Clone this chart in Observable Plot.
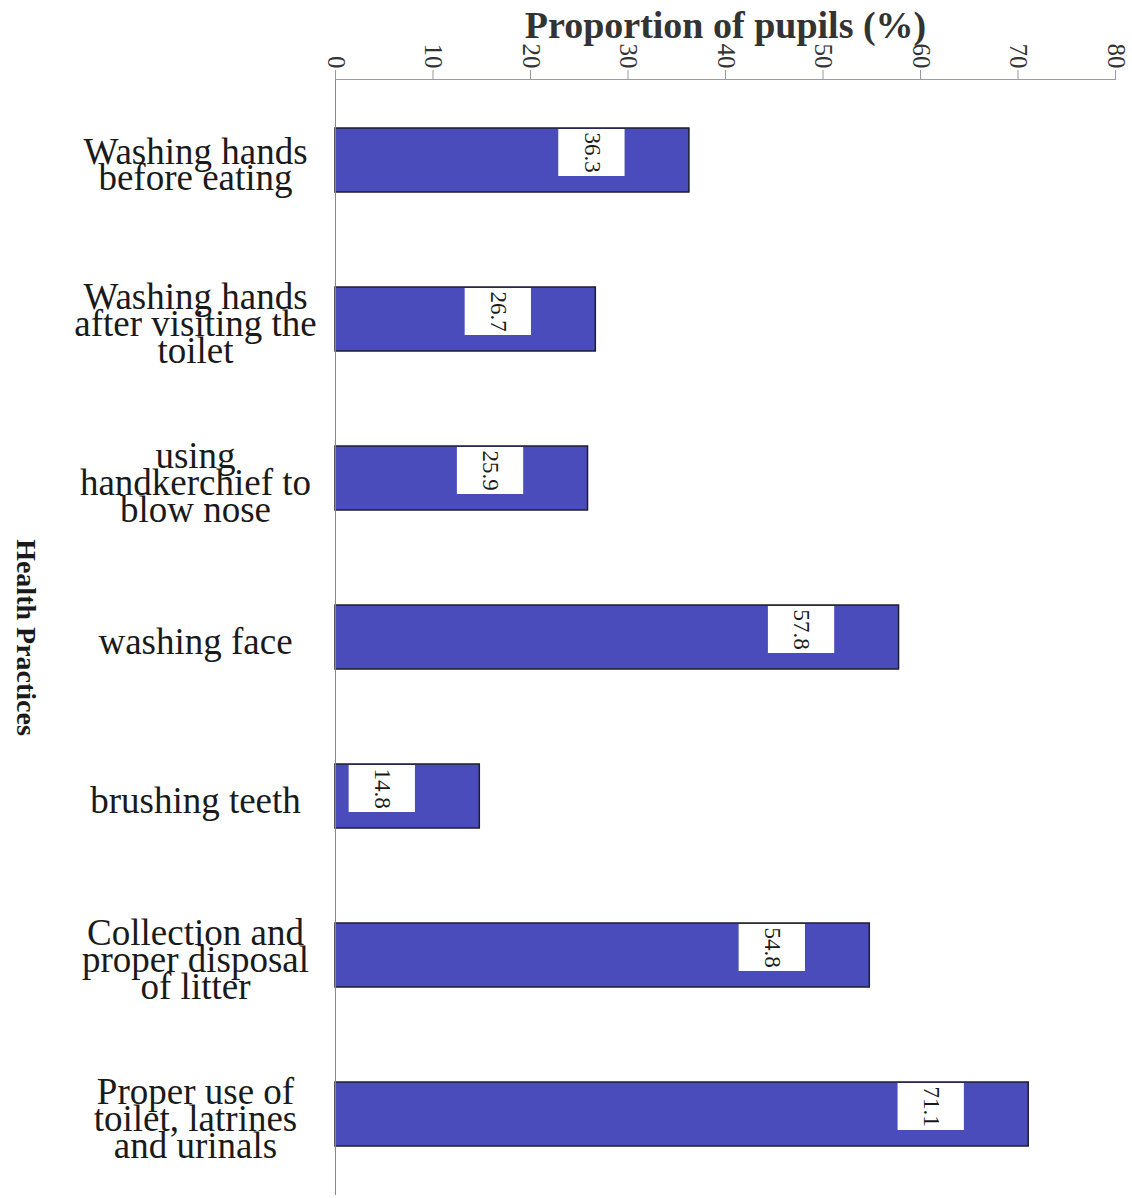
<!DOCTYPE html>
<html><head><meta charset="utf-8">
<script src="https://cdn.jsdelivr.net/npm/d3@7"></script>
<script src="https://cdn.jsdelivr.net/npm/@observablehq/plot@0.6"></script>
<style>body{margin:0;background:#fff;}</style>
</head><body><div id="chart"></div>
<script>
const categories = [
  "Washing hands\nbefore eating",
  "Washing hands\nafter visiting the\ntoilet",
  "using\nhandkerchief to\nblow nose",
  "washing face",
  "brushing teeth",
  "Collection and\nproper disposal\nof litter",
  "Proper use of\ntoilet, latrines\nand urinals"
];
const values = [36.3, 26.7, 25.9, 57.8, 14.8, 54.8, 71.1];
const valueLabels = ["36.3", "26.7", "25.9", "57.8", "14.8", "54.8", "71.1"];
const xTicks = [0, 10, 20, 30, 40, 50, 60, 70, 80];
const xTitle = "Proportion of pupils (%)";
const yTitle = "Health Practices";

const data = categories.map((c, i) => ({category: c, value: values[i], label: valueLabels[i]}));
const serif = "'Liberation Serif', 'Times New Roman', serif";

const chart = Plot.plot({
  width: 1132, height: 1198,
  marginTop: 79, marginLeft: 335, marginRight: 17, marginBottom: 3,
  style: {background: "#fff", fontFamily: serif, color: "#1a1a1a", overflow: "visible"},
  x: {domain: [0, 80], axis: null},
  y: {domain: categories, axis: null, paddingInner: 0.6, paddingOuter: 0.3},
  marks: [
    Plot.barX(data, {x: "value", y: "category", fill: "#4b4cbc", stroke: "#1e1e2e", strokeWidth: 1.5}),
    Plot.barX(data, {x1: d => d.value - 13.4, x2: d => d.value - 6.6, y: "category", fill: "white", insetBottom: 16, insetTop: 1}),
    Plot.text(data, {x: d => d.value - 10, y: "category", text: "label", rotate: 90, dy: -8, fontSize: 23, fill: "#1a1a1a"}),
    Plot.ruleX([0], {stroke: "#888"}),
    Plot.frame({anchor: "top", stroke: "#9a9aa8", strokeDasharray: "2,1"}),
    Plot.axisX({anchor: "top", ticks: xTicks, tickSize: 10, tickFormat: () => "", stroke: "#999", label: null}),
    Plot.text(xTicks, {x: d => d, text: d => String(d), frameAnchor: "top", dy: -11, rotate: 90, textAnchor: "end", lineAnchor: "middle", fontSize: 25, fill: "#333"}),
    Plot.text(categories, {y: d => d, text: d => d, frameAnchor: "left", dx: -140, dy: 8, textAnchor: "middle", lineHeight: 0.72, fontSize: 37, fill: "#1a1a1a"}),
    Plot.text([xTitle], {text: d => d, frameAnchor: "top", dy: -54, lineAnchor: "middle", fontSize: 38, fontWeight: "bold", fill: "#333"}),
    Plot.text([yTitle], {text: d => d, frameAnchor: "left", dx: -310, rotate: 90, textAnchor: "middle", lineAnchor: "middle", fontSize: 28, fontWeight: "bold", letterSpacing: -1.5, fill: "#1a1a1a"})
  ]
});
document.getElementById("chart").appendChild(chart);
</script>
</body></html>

**Required task:** From the top of the listing above, repeat each line exactly until you reach the line containing "Serif', 'Times New", and repeat that one too. Leave the pictures out.

**Completed exercise:**
Clone this chart in Observable Plot.
<!DOCTYPE html>
<html><head><meta charset="utf-8">
<script src="https://cdn.jsdelivr.net/npm/d3@7"></script>
<script src="https://cdn.jsdelivr.net/npm/@observablehq/plot@0.6"></script>
<style>body{margin:0;background:#fff;}</style>
</head><body><div id="chart"></div>
<script>
const categories = [
  "Washing hands\nbefore eating",
  "Washing hands\nafter visiting the\ntoilet",
  "using\nhandkerchief to\nblow nose",
  "washing face",
  "brushing teeth",
  "Collection and\nproper disposal\nof litter",
  "Proper use of\ntoilet, latrines\nand urinals"
];
const values = [36.3, 26.7, 25.9, 57.8, 14.8, 54.8, 71.1];
const valueLabels = ["36.3", "26.7", "25.9", "57.8", "14.8", "54.8", "71.1"];
const xTicks = [0, 10, 20, 30, 40, 50, 60, 70, 80];
const xTitle = "Proportion of pupils (%)";
const yTitle = "Health Practices";

const data = categories.map((c, i) => ({category: c, value: values[i], label: valueLabels[i]}));
const serif = "'Liberation Serif', 'Times New Roman', serif";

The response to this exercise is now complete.